— BEGIN DATASET CONTENT —

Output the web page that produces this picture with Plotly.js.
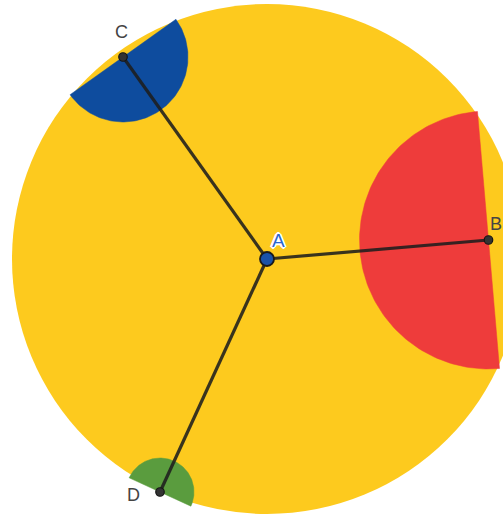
<!DOCTYPE html>
<html>
<head>
<meta charset="utf-8">
<script src="https://cdn.plot.ly/plotly-3.0.1.min.js"></script>
<style>html,body{margin:0;padding:0;background:#fff;}#plot{width:503px;height:515px;}</style>
</head>
<body>
<div id="plot"></div>
<script>
// Point names and positions (pixel-like units, y downward)
const pointNames = ["A", "B", "C", "D"];
const pointX = [267, 488.5, 123, 160];
const pointY = [259, 240, 57, 492];
// Main circle centered at A
const circleRadius = 255;
// Half-disks at B, C, D (facing A)
const sectorPoints = ["B", "C", "D"];
const sectorRadii = [129, 65, 34];
const sectorColors = ["#EE3C3B", "#0E4C9E", "#5A9C3E"];
// Label positions
const labelX = [278.5, 496, 121.5, 133];
const labelY = [240, 224, 32, 495];

const idx = n => pointNames.indexOf(n);
const ax = pointX[0], ay = pointY[0];

const traces = [];
sectorPoints.forEach((name, k) => {
  const i = idx(name);
  const px = pointX[i], py = pointY[i], r = sectorRadii[k];
  const th = Math.atan2(ay - py, ax - px);
  const xs = [], ys = [];
  const N = 120;
  for (let j = 0; j <= N; j++) {
    const a = th - Math.PI / 2 + Math.PI * j / N;
    xs.push(px + r * Math.cos(a));
    ys.push(py + r * Math.sin(a));
  }
  xs.push(xs[0]); ys.push(ys[0]);
  traces.push({
    type: "scatter", mode: "lines", x: xs, y: ys, fill: "toself",
    fillcolor: sectorColors[k], line: {color: sectorColors[k], width: 0.5},
    hoverinfo: "skip", showlegend: false
  });
});

// Segments from A to B, C, D
["B", "C", "D"].forEach(name => {
  const i = idx(name);
  traces.push({
    type: "scatter", mode: "lines", x: [ax, pointX[i]], y: [ay, pointY[i]],
    line: {color: "rgba(30,30,30,0.88)", width: 3.2}, hoverinfo: "skip", showlegend: false
  });
});

// Points
traces.push({
  type: "scatter", mode: "markers",
  x: pointX.slice(1), y: pointY.slice(1),
  marker: {size: 8.5, color: "#333333", line: {color: "#151515", width: 1.2}},
  hoverinfo: "skip", showlegend: false
});
traces.push({
  type: "scatter", mode: "markers",
  x: [pointX[0]], y: [pointY[0]],
  marker: {size: 14, color: "#1A52A8", line: {color: "#1a1a1a", width: 1.8}},
  hoverinfo: "skip", showlegend: false
});

const annotations = pointNames.map((n, i) => ({
  x: labelX[i], y: labelY[i], xref: "x", yref: "y", text: n, showarrow: false,
  xanchor: "center", yanchor: "middle",
  font: i === 0
    ? {family: "Liberation Sans, Arial, sans-serif", size: 19, color: "#2A66D0",
       shadow: "1px 1px 0 #fff, -1px -1px 0 #fff, 1px -1px 0 #fff, -1px 1px 0 #fff, 2px 0 0 #fff, -2px 0 0 #fff, 0 2px 0 #fff, 0 -2px 0 #fff"}
    : {family: "Liberation Sans, Arial, sans-serif", size: 18, color: "#444444"}
}));

const layout = {
  width: 503, height: 515,
  margin: {l: 0, r: 0, t: 0, b: 0},
  paper_bgcolor: "#ffffff", plot_bgcolor: "#ffffff",
  xaxis: {range: [0, 503], visible: false, fixedrange: true},
  yaxis: {range: [515, 0], visible: false, fixedrange: true},
  shapes: [{
    type: "circle", xref: "x", yref: "y", layer: "below",
    x0: ax - circleRadius, x1: ax + circleRadius,
    y0: ay - circleRadius, y1: ay + circleRadius,
    fillcolor: "#FDCA1E", line: {width: 0}
  }],
  annotations: annotations,
  showlegend: false
};

Plotly.newPlot("plot", traces, layout, {displayModeBar: false, staticPlot: true});
</script>
</body>
</html>
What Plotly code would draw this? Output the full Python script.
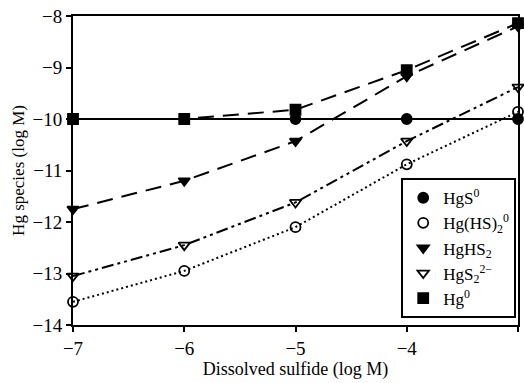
import plotly.graph_objects as go

x = [-7, -6, -5, -4, -3]
hgs0 = [-10, -10, -10, -10, -10]
hg_hs2_0 = [-13.55, -12.95, -12.1, -10.88, -9.86]
hghs2 = [-11.75, -11.2, -10.43, -9.17, -8.2]
hgs2_2m = [-13.05, -12.45, -11.62, -10.43, -9.38]
hg0 = [-10, -10, -9.82, -9.05, -8.14]

names = ["HgS<sup>0</sup>", "Hg(HS)<sub>2</sub><sup>0</sup>", "HgHS<sub>2</sub>",
         "HgS<sub>2</sub><sup>2−</sup>", "Hg<sup>0</sup>"]

fig = go.Figure()
series = [
    (hgs0, names[0], "circle", "solid"),
    (hg_hs2_0, names[1], "circle-open", "2px,3px"),
    (hghs2, names[2], "triangle-down", "16px,9px"),
    (hgs2_2m, names[3], "triangle-down-open", "12px,4px,3px,4px,3px,4px"),
    (hg0, names[4], "square", "16px,9px"),
]
for ys, nm, sym, dash in series:
    fig.add_trace(go.Scatter(
        x=x, y=ys, name=nm, mode="lines",
        line=dict(color="black", width=2, dash=dash),
        showlegend=False, cliponaxis=False, hoverinfo="skip"))
for ys, nm, sym, dash in series:
    fig.add_trace(go.Scatter(
        x=x, y=ys, name=nm, mode="markers",
        marker=dict(symbol=sym, size=10, color="black",
                    line=dict(color="black", width=1.8)),
        cliponaxis=False))

font = "Liberation Serif, Times New Roman, serif"
fig.update_layout(
    width=524, height=383,
    margin=dict(l=73, r=4, t=16, b=58),
    paper_bgcolor="white", plot_bgcolor="white",
    font=dict(family=font, size=18, color="black"),
    showlegend=True,
    legend=dict(x=0.996, y=0.022, xanchor="right", yanchor="bottom",
                bordercolor="black", borderwidth=2, bgcolor="white",
                font=dict(size=17, family=font), itemwidth=30,
                tracegroupgap=0, traceorder="normal"),
    xaxis=dict(range=[-7, -3], tickvals=[-7, -6, -5, -4, -3],
               ticktext=["−7", "−6", "−5", "−4", "−3"],
               showgrid=False, zeroline=False, showline=True, linecolor="black",
               linewidth=2, mirror=True, ticks="outside", ticklen=5,
               tickcolor="black", tickwidth=2, tickfont=dict(size=19),
               title=dict(text="Dissolved sulfide (log M)", standoff=3,
                          font=dict(size=18))),
    yaxis=dict(range=[-14, -8], tickvals=[-14, -13, -12, -11, -10, -9, -8],
               ticktext=["−14", "−13", "−12", "−11", "−10", "−9", "−8"],
               showgrid=False, zeroline=False, showline=True, linecolor="black",
               linewidth=2, mirror=True, ticks="outside", ticklen=5,
               tickcolor="black", tickwidth=2, tickfont=dict(size=19),
               title=dict(text="Hg species (log M)", standoff=4,
                          font=dict(size=17))),
)
fig.write_html("out.html")
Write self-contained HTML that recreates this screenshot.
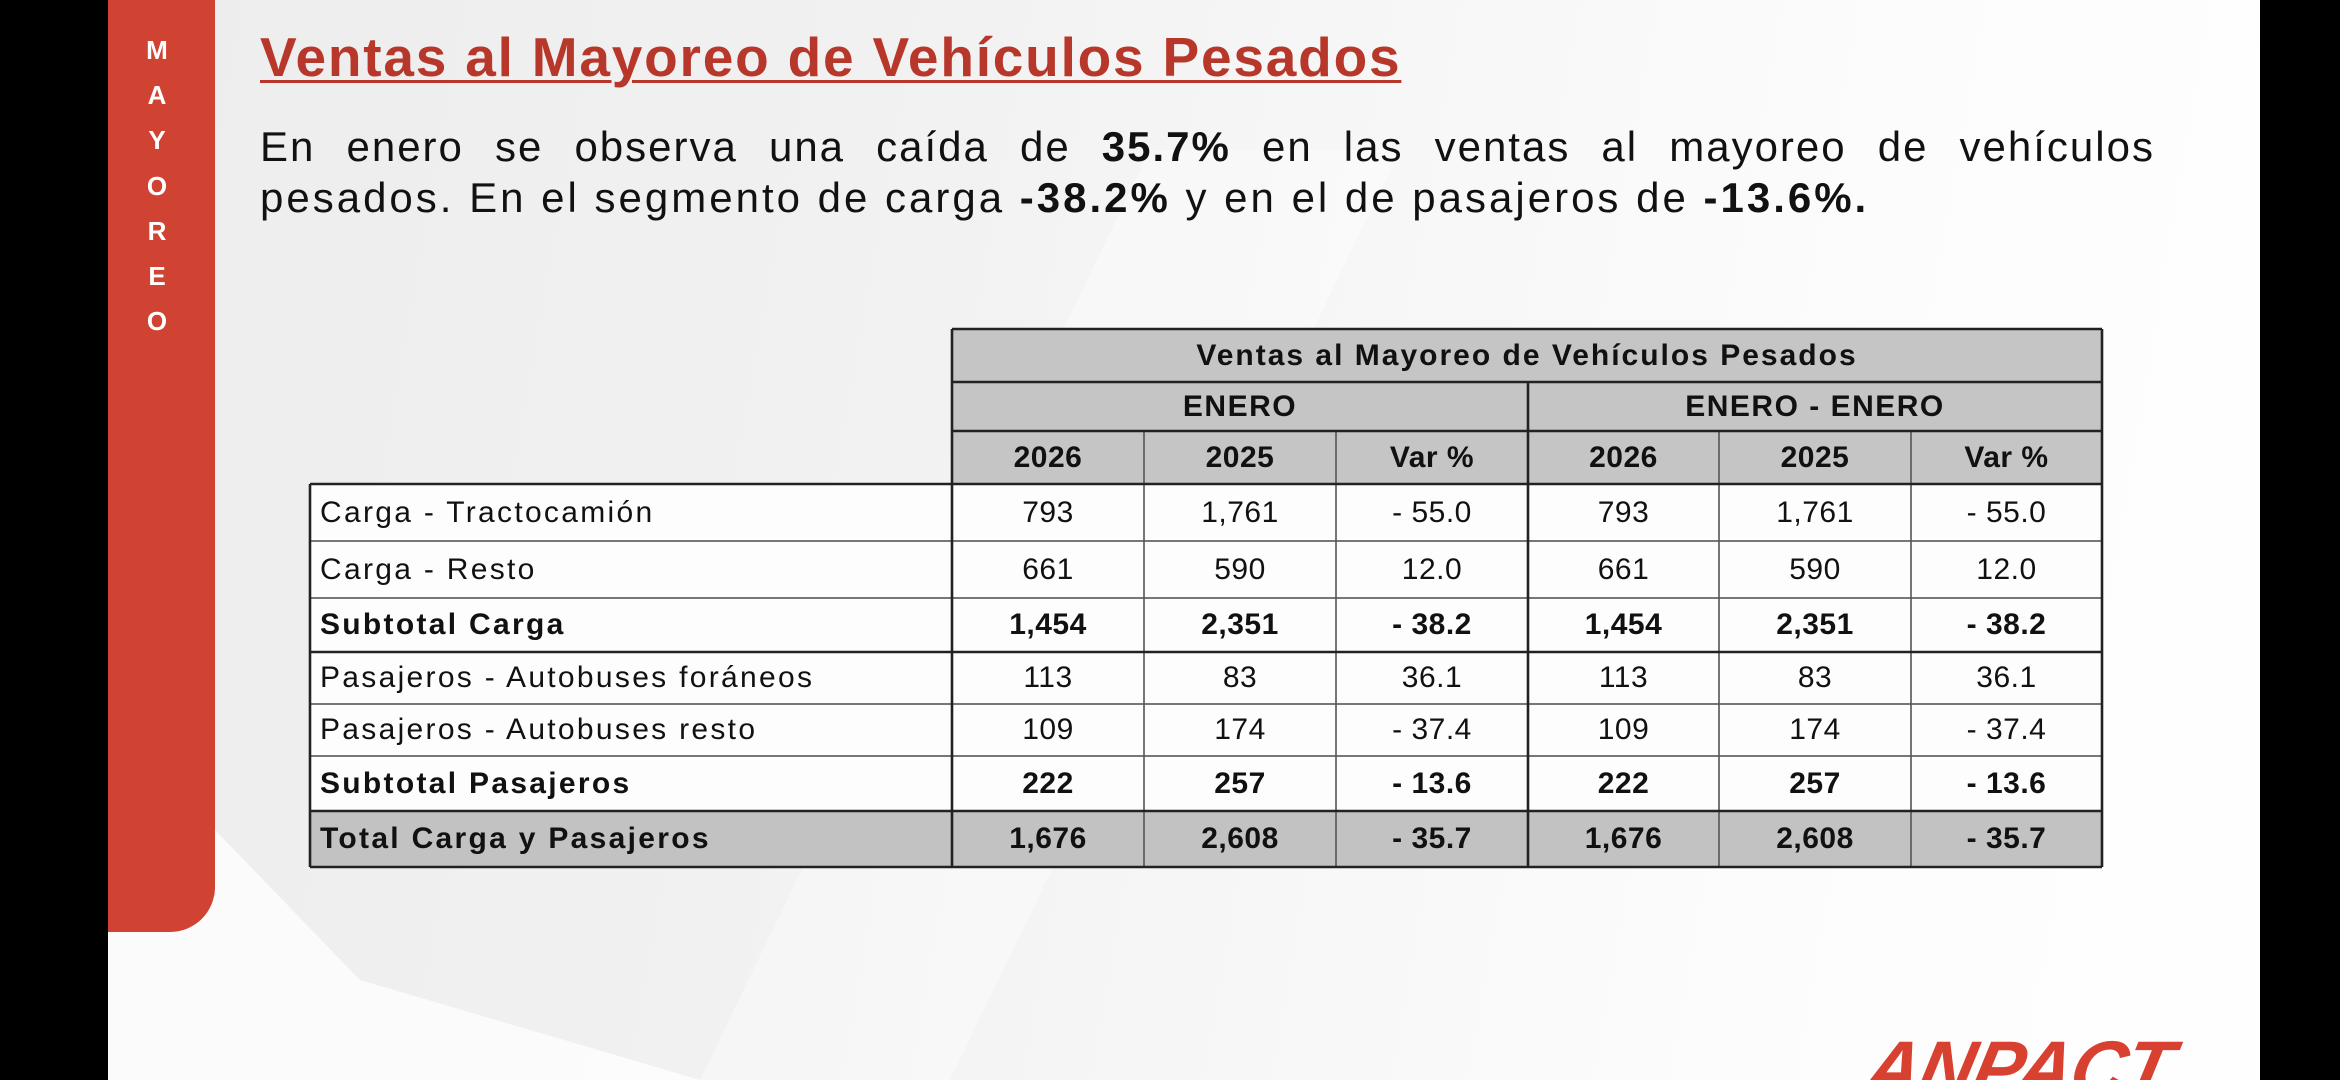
<!DOCTYPE html>
<html>
<head>
<meta charset="utf-8">
<style>
  html, body { margin:0; padding:0; width:2340px; height:1080px; overflow:hidden; }
  body { font-family:"Liberation Sans", Arial, sans-serif; color:#111; }
  #wrap { position:relative; width:2340px; height:1080px; overflow:hidden; background:#f4f4f4; }
  .abs { position:absolute; }
  .bg { left:0; top:0; width:2340px; height:1080px; background: linear-gradient(100deg, #ececec 0%, #f1f1f1 35%, #f8f8f8 60%, #fdfdfd 80%, #fefefe 100%); }
  .black { background:#000; }
  .red { left:108px; top:0; width:107px; height:932px; background:#d04332; border-bottom-right-radius:45px; }
  .vl { color:#fff; font-weight:bold; font-size:26px; width:40px; text-align:center; left:137px; line-height:26px; }
  .title { left:260px; top:30px; font-size:55px; line-height:55px; font-weight:bold; color:#b8372b; letter-spacing:1.8px; white-space:nowrap; text-decoration:underline; text-decoration-thickness:3px; text-underline-offset:4px; }
  .p1 { left:260px; top:126px; width:1895px; font-size:42px; line-height:42px; text-align:justify; text-align-last:justify; letter-spacing:2px; white-space:nowrap; }
  .p2 { left:260px; top:177px; font-size:42px; line-height:42px; letter-spacing:3px; white-space:nowrap; }
  .c { position:absolute; display:flex; align-items:center; justify-content:center; font-size:30px; white-space:nowrap; letter-spacing:0.5px; }
  .l { justify-content:flex-start; padding-left:10px; box-sizing:border-box; letter-spacing:2.3px; }
  .b { font-weight:bold; }
  .logo { left:1858px; top:1031px; font-size:76px; line-height:76px; font-weight:bold; font-style:italic; color:#d8412f; letter-spacing:-1px; white-space:nowrap; transform:skewX(-12deg); transform-origin:left bottom; }
</style>
</head>
<body>
<div id="wrap">
<div class="abs bg"></div>
<svg class="abs" style="left:0;top:0" width="2340" height="1080">
  <polygon points="108,830 215,830 360,980 700,1080 108,1080" fill="#ffffff" opacity="0.75"/>
  <polygon points="700,1080 1150,150 1400,150 950,1080" fill="#ffffff" opacity="0.35"/>
</svg>
<div class="abs black" style="left:0;top:0;width:108px;height:1080px"></div>
<div class="abs black" style="left:2260px;top:0;width:80px;height:1080px"></div>
<div class="abs red"></div>
<div class="abs vl" style="top:37px">M</div>
<div class="abs vl" style="top:82px">A</div>
<div class="abs vl" style="top:127px">Y</div>
<div class="abs vl" style="top:173px">O</div>
<div class="abs vl" style="top:218px">R</div>
<div class="abs vl" style="top:263px">E</div>
<div class="abs vl" style="top:308px">O</div>

<div class="abs title">Ventas al Mayoreo de Vehículos Pesados</div>
<div class="abs p1">En enero se observa una caída de <b>35.7%</b> en las ventas al mayoreo de vehículos</div>
<div class="abs p2">pesados. En el segmento de carga <b>-38.2%</b> y en el de pasajeros de <b>-13.6%.</b></div>

<div class="abs" style="left:952px;top:329px;width:1150px;height:155px;background:#c5c5c5"></div>
<div class="abs" style="left:310px;top:484px;width:1792px;height:327px;background:#fdfdfd"></div>
<div class="abs" style="left:310px;top:811px;width:1792px;height:56px;background:#c2c2c2"></div>

<svg class="abs" style="left:0;top:0" width="2340" height="1080">
  <g stroke="#777" stroke-width="2">
    <line x1="310" y1="541" x2="2102" y2="541"/>
    <line x1="310" y1="598" x2="2102" y2="598"/>
    <line x1="310" y1="704" x2="2102" y2="704"/>
    <line x1="310" y1="756" x2="2102" y2="756"/>
  </g>
  <g stroke="#555" stroke-width="1.6">
    <line x1="1144" y1="431" x2="1144" y2="867"/>
    <line x1="1336" y1="431" x2="1336" y2="867"/>
    <line x1="1719" y1="431" x2="1719" y2="867"/>
    <line x1="1911" y1="431" x2="1911" y2="867"/>
  </g>
  <g stroke="#222" stroke-width="2.6">
    <line x1="952" y1="329" x2="2102" y2="329"/>
    <line x1="952" y1="382" x2="2102" y2="382"/>
    <line x1="952" y1="431" x2="2102" y2="431"/>
    <line x1="310" y1="484" x2="2102" y2="484"/>
    <line x1="310" y1="652" x2="2102" y2="652"/>
    <line x1="310" y1="811" x2="2102" y2="811"/>
    <line x1="310" y1="867" x2="2102" y2="867"/>
    <line x1="310" y1="484" x2="310" y2="867"/>
    <line x1="952" y1="329" x2="952" y2="867"/>
    <line x1="1528" y1="382" x2="1528" y2="867"/>
    <line x1="2102" y1="329" x2="2102" y2="867"/>
  </g>
</svg>

<div class="c b" style="left:952px;top:329px;width:1150px;height:53px;letter-spacing:2px">Ventas al Mayoreo de Vehículos Pesados</div>
<div class="c b" style="left:952px;top:382px;width:576px;height:49px;letter-spacing:1.5px">ENERO</div>
<div class="c b" style="left:1528px;top:382px;width:574px;height:49px;letter-spacing:1.5px">ENERO - ENERO</div>
<div class="c b" style="left:952px;top:431px;width:192px;height:53px">2026</div>
<div class="c b" style="left:1144px;top:431px;width:192px;height:53px">2025</div>
<div class="c b" style="left:1336px;top:431px;width:192px;height:53px">Var %</div>
<div class="c b" style="left:1528px;top:431px;width:191px;height:53px">2026</div>
<div class="c b" style="left:1719px;top:431px;width:192px;height:53px">2025</div>
<div class="c b" style="left:1911px;top:431px;width:191px;height:53px">Var %</div>

<div class="c l" style="left:310px;top:484px;width:642px;height:57px">Carga - Tractocamión</div>
<div class="c" style="left:952px;top:484px;width:192px;height:57px">793</div>
<div class="c" style="left:1144px;top:484px;width:192px;height:57px">1,761</div>
<div class="c" style="left:1336px;top:484px;width:192px;height:57px">- 55.0</div>
<div class="c" style="left:1528px;top:484px;width:191px;height:57px">793</div>
<div class="c" style="left:1719px;top:484px;width:192px;height:57px">1,761</div>
<div class="c" style="left:1911px;top:484px;width:191px;height:57px">- 55.0</div>

<div class="c l" style="left:310px;top:541px;width:642px;height:57px">Carga - Resto</div>
<div class="c" style="left:952px;top:541px;width:192px;height:57px">661</div>
<div class="c" style="left:1144px;top:541px;width:192px;height:57px">590</div>
<div class="c" style="left:1336px;top:541px;width:192px;height:57px">12.0</div>
<div class="c" style="left:1528px;top:541px;width:191px;height:57px">661</div>
<div class="c" style="left:1719px;top:541px;width:192px;height:57px">590</div>
<div class="c" style="left:1911px;top:541px;width:191px;height:57px">12.0</div>

<div class="c l b" style="left:310px;top:598px;width:642px;height:54px">Subtotal Carga</div>
<div class="c b" style="left:952px;top:598px;width:192px;height:54px">1,454</div>
<div class="c b" style="left:1144px;top:598px;width:192px;height:54px">2,351</div>
<div class="c b" style="left:1336px;top:598px;width:192px;height:54px">- 38.2</div>
<div class="c b" style="left:1528px;top:598px;width:191px;height:54px">1,454</div>
<div class="c b" style="left:1719px;top:598px;width:192px;height:54px">2,351</div>
<div class="c b" style="left:1911px;top:598px;width:191px;height:54px">- 38.2</div>

<div class="c l" style="left:310px;top:652px;width:642px;height:52px">Pasajeros - Autobuses foráneos</div>
<div class="c" style="left:952px;top:652px;width:192px;height:52px">113</div>
<div class="c" style="left:1144px;top:652px;width:192px;height:52px">83</div>
<div class="c" style="left:1336px;top:652px;width:192px;height:52px">36.1</div>
<div class="c" style="left:1528px;top:652px;width:191px;height:52px">113</div>
<div class="c" style="left:1719px;top:652px;width:192px;height:52px">83</div>
<div class="c" style="left:1911px;top:652px;width:191px;height:52px">36.1</div>

<div class="c l" style="left:310px;top:704px;width:642px;height:52px">Pasajeros - Autobuses resto</div>
<div class="c" style="left:952px;top:704px;width:192px;height:52px">109</div>
<div class="c" style="left:1144px;top:704px;width:192px;height:52px">174</div>
<div class="c" style="left:1336px;top:704px;width:192px;height:52px">- 37.4</div>
<div class="c" style="left:1528px;top:704px;width:191px;height:52px">109</div>
<div class="c" style="left:1719px;top:704px;width:192px;height:52px">174</div>
<div class="c" style="left:1911px;top:704px;width:191px;height:52px">- 37.4</div>

<div class="c l b" style="left:310px;top:756px;width:642px;height:55px">Subtotal Pasajeros</div>
<div class="c b" style="left:952px;top:756px;width:192px;height:55px">222</div>
<div class="c b" style="left:1144px;top:756px;width:192px;height:55px">257</div>
<div class="c b" style="left:1336px;top:756px;width:192px;height:55px">- 13.6</div>
<div class="c b" style="left:1528px;top:756px;width:191px;height:55px">222</div>
<div class="c b" style="left:1719px;top:756px;width:192px;height:55px">257</div>
<div class="c b" style="left:1911px;top:756px;width:191px;height:55px">- 13.6</div>

<div class="c l b" style="left:310px;top:811px;width:642px;height:56px">Total Carga y Pasajeros</div>
<div class="c b" style="left:952px;top:811px;width:192px;height:56px">1,676</div>
<div class="c b" style="left:1144px;top:811px;width:192px;height:56px">2,608</div>
<div class="c b" style="left:1336px;top:811px;width:192px;height:56px">- 35.7</div>
<div class="c b" style="left:1528px;top:811px;width:191px;height:56px">1,676</div>
<div class="c b" style="left:1719px;top:811px;width:192px;height:56px">2,608</div>
<div class="c b" style="left:1911px;top:811px;width:191px;height:56px">- 35.7</div>

<div class="abs logo">ANPACT</div>
</div>
</body>
</html>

— END DATASET CONTENT —

__YOUR GOAL__.
Extract, word for word, each line from the top of the data down to and including the line with "const ax = pointX[0], ay = pointY[0];"; skip the pictures.

__OUTPUT BELOW__.
Output the web page that produces this picture with Plotly.js.
<!DOCTYPE html>
<html>
<head>
<meta charset="utf-8">
<script src="https://cdn.plot.ly/plotly-3.0.1.min.js"></script>
<style>html,body{margin:0;padding:0;background:#fff;}#plot{width:503px;height:515px;}</style>
</head>
<body>
<div id="plot"></div>
<script>
// Point names and positions (pixel-like units, y downward)
const pointNames = ["A", "B", "C", "D"];
const pointX = [267, 488.5, 123, 160];
const pointY = [259, 240, 57, 492];
// Main circle centered at A
const circleRadius = 255;
// Half-disks at B, C, D (facing A)
const sectorPoints = ["B", "C", "D"];
const sectorRadii = [129, 65, 34];
const sectorColors = ["#EE3C3B", "#0E4C9E", "#5A9C3E"];
// Label positions
const labelX = [278.5, 496, 121.5, 133];
const labelY = [240, 224, 32, 495];

const idx = n => pointNames.indexOf(n);
const ax = pointX[0], ay = pointY[0];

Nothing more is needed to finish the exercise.